I have spoken to many customers recently who are thinking of migrating from a Salesforce Portal to Salesforce Communities,

Mobile Self-Service Community

Image Source: Salesforce.com

and want to know what differs between the two platforms. First off, there are many ways the two are similar – at the most basic level, both Portals and Communities allow you to leverage the power of the Force.com platform to build your portal or community.
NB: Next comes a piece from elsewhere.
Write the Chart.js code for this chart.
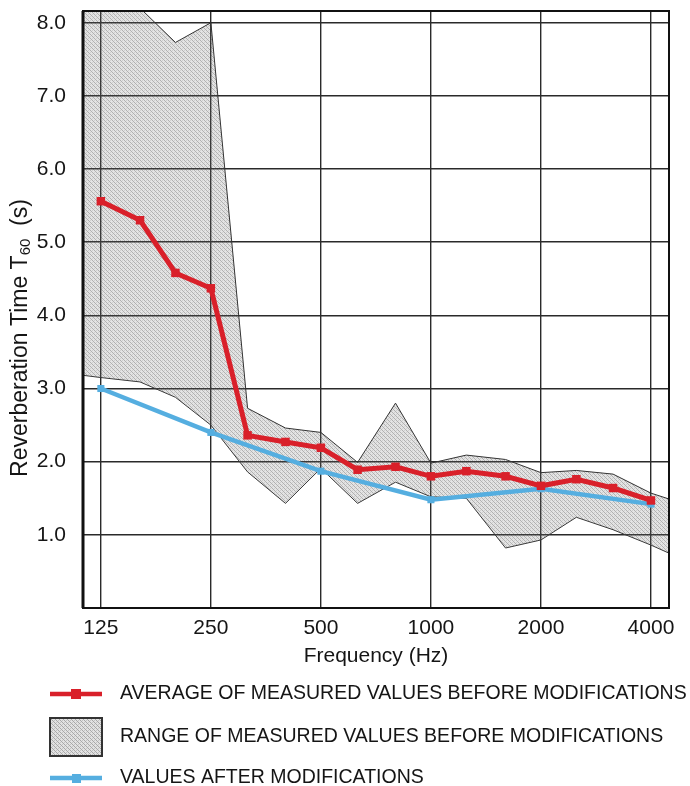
<!DOCTYPE html>
<html>
<head>
<meta charset="utf-8">
<script src="https://cdn.jsdelivr.net/npm/chart.js@4.4.1/dist/chart.umd.min.js"></script>
<style>
  html, body { margin: 0; padding: 0; background: #fff; }
  #wrap { width: 690px; height: 786px; }
</style>
</head>
<body>
<div id="wrap"><canvas id="rt" width="690" height="786"></canvas></div>
<script>
// 1/3-octave band centres (Hz) and measured values
const bands = [125, 160, 200, 250, 315, 400, 500, 630, 800, 1000, 1250, 1600, 2000, 2500, 3150, 4000];
const avgBefore = [5.56, 5.30, 4.58, 4.37, 2.36, 2.27, 2.19, 1.89, 1.93, 1.80, 1.87, 1.80, 1.67, 1.76, 1.64, 1.47];

const afterBands = [125, 250, 500, 1000, 2000, 4000];
const afterValues = [3.00, 2.40, 1.87, 1.48, 1.63, 1.42];

// range envelope runs to the plot edges
const rangeBands = [112, 125, 160, 200, 250, 315, 400, 500, 630, 800, 1000, 1250, 1600, 2000, 2500, 3150, 4000, 4480];
const rangeHigh = [8.6, 8.5, 8.2, 7.73, 8.0, 2.73, 2.46, 2.40, 1.99, 2.80, 1.98, 2.09, 2.03, 1.85, 1.88, 1.83, 1.57, 1.49];
const rangeLow = [3.18, 3.15, 3.09, 2.88, 2.50, 1.86, 1.43, 1.91, 1.43, 1.72, 1.52, 1.50, 0.82, 0.93, 1.24, 1.07, 0.86, 0.75];

const octaveTicks = [125, 250, 500, 1000, 2000, 4000];
const yTicks = [1, 2, 3, 4, 5, 6, 7, 8];

const legendLabels = [
    'AVERAGE OF MEASURED VALUES BEFORE MODIFICATIONS',
    'RANGE OF MEASURED VALUES BEFORE MODIFICATIONS',
    'VALUES AFTER MODIFICATIONS'
];

const RED = '#d9202a';
const BLUE = '#55aee0';
const INK = '#151515';
const FONT = "'Liberation Sans', Arial, sans-serif";

function makeHatch(ctx, opaque) {
    const c = document.createElement('canvas');
    c.width = 4; c.height = 4;
    const g = c.getContext('2d');
    g.fillStyle = opaque ? '#e2e2e2' : 'rgba(120,120,120,0.2)';
    g.fillRect(0, 0, 4, 4);
    g.fillStyle = opaque ? '#a8a8a8' : 'rgba(60,60,60,0.3)';
    g.fillRect(0, 0, 1, 1); g.fillRect(1, 1, 1, 1); g.fillRect(2, 2, 1, 1); g.fillRect(3, 3, 1, 1);
    g.fillStyle = opaque ? '#c4c4c4' : 'rgba(90,90,90,0.15)';
    g.fillRect(2, 0, 1, 1); g.fillRect(0, 2, 1, 1);
    return ctx.createPattern(c, 'repeat');
}

const ctx = document.getElementById('rt').getContext('2d');
const hatch = makeHatch(ctx, false);
const hatchLegend = makeHatch(ctx, true);

const pts = (xs, ys) => xs.map((x, i) => ({ x: x, y: ys[i] }));

// frame, y title with subscript, and the legend block
const extras = {
    id: 'extras',
    afterDraw(chart) {
        const c = chart.ctx;
        const a = chart.chartArea;
        c.save();
        c.strokeStyle = '#111';
        c.lineWidth = 2;
        c.strokeRect(a.left, a.top, a.right - a.left, a.bottom - a.top);
        c.lineWidth = 3;
        c.beginPath(); c.moveTo(a.left, a.top); c.lineTo(a.left, a.bottom); c.stroke();

        // y axis title
        c.fillStyle = INK;
        c.translate(21, 338);
        c.rotate(-Math.PI / 2);
        const big = '23px ' + FONT, small = '15px ' + FONT;
        const p1 = 'Reverberation Time T', p2 = '60', p3 = '  (s)';
        c.font = big; const w1 = c.measureText(p1).width, w3 = c.measureText(p3).width;
        c.font = small; const w2 = c.measureText(p2).width;
        let x = -(w1 + w2 + w3) / 2;
        c.textBaseline = 'middle';
        c.textAlign = 'left';
        c.font = big; c.fillText(p1, x, 0); x += w1;
        c.font = small; c.fillText(p2, x, 5); x += w2;
        c.font = big; c.fillText(p3, x, 0);
        c.restore();

        // legend
        c.save();
        c.font = '19.5px ' + FONT;
        c.textBaseline = 'middle';
        c.lineWidth = 4.5;
        c.strokeStyle = RED;
        c.beginPath(); c.moveTo(50, 694); c.lineTo(102, 694); c.stroke();
        c.fillStyle = RED; c.fillRect(71, 689, 10, 10);
        c.fillStyle = hatchLegend; c.fillRect(50, 718, 52, 38);
        c.strokeStyle = '#333'; c.lineWidth = 2; c.strokeRect(50, 718, 52, 38);
        c.strokeStyle = BLUE; c.lineWidth = 4.5;
        c.beginPath(); c.moveTo(50, 778); c.lineTo(102, 778); c.stroke();
        c.fillStyle = BLUE; c.fillRect(72, 774, 9, 9);
        c.fillStyle = INK;
        c.fillText(legendLabels[0], 120, 694);
        c.fillText(legendLabels[1], 120, 737);
        c.fillText(legendLabels[2], 120, 778);
        c.restore();
    }
};

new Chart(ctx, {
    type: 'line',
    data: {
        datasets: [
            {
                label: 'Average before',
                data: pts(bands, avgBefore),
                borderColor: RED, backgroundColor: RED,
                borderWidth: 5, pointStyle: 'rect', pointRadius: 6, pointBorderWidth: 0,
                order: 0
            },
            {
                label: 'After',
                data: pts(afterBands, afterValues),
                borderColor: BLUE, backgroundColor: BLUE,
                borderWidth: 4.5, pointStyle: 'rect', pointRadius: 5, pointBorderWidth: 0,
                order: 1
            },
            {
                label: 'Range high',
                data: pts(rangeBands, rangeHigh),
                borderColor: '#333', borderWidth: 1, pointRadius: 0,
                backgroundColor: hatch, fill: '+1',
                order: 2
            },
            {
                label: 'Range low',
                data: pts(rangeBands, rangeLow),
                borderColor: '#333', borderWidth: 1, pointRadius: 0,
                fill: false,
                order: 3
            }
        ]
    },
    options: {
        responsive: false,
        animation: false,
        layout: { padding: { left: 0, top: 11, right: 21, bottom: 116 } },
        plugins: { legend: { display: false }, tooltip: { enabled: false } },
        scales: {
            x: {
                type: 'logarithmic',
                min: 111.7,
                max: 4481,
                afterBuildTicks: s => { s.ticks = octaveTicks.map(v => ({ value: v })); },
                afterFit: s => { s.height = 62; s.paddingLeft = 0; s.paddingRight = 0; },
                ticks: {
                    color: INK, padding: 8, maxRotation: 0, autoSkip: false,
                    font: { family: FONT, size: 21 },
                    callback: v => String(v)
                },
                grid: { color: '#2a2a2a', lineWidth: 1.4, drawTicks: false },
                border: { display: false },
                title: {
                    display: true, text: 'Frequency (Hz)', color: INK,
                    font: { family: FONT, size: 21 }, padding: { top: 0, bottom: 1 }
                }
            },
            y: {
                min: 0,
                max: 8.16,
                afterBuildTicks: s => { s.ticks = yTicks.map(v => ({ value: v })); },
                afterFit: s => { s.width = 83; s.paddingTop = 0; s.paddingBottom = 0; },
                ticks: {
                    color: INK, padding: 17,
                    font: { family: FONT, size: 21 },
                    callback: v => v.toFixed(1)
                },
                grid: { color: '#2a2a2a', lineWidth: 1.4, drawTicks: false },
                border: { display: false }
            }
        }
    },
    plugins: [extras]
});
</script>
</body>
</html>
However, there are some fundamental differences between the two.

Here are the top 10 features that you get with Salesforce Communities that you do not get with Salesforce Portals:

  1. Partners, customers, and employees can all access the same community – no more silos!
  2. One user can access multiple communities, meaning one username and password to remember, and only one license to buy per user.
  3. Engage your customers and partners using Chatter. Bonus: if you enable Chatter (and it is an option), you can also use the Global Search.
  4. Ability to build self-service communities using the Community Designer templates. These templates can be quickly implemented and they’re mobile-ready.
  5. Access to Site.com, a WYSIWG editor that you can use to build individual web pages or your entire community.
  6. Deflect cases using Chatter Questions, the replacement product for Chatter Answers.
  7. View Dashboards (certain licenses only).
  8. Refreshed CSS – if you build your Community using Force.com, the out-of-the-box Community will look almost exactly like native Salesforce. Too Salesforce-like for you? We can easily override this CSS to make it exactly like your website.
  9. Better out-of-the-box URL customization. See my blog on how to Customize Your Salesforce Community URL.
  10. Community dashboards – these packages, Communities with Chatter & Communities without Chatter, are available on the AppExchange and allow you to monitor your community’s health. There was nothing like this available with portals and they are extremely helpful in measuring adoption.

If none of this inspires you to migrate, a new feature in the future may. Salesforce is no longer investing in portals whereas they are heavily investing in Communities, and each release Communities get more and more powerful.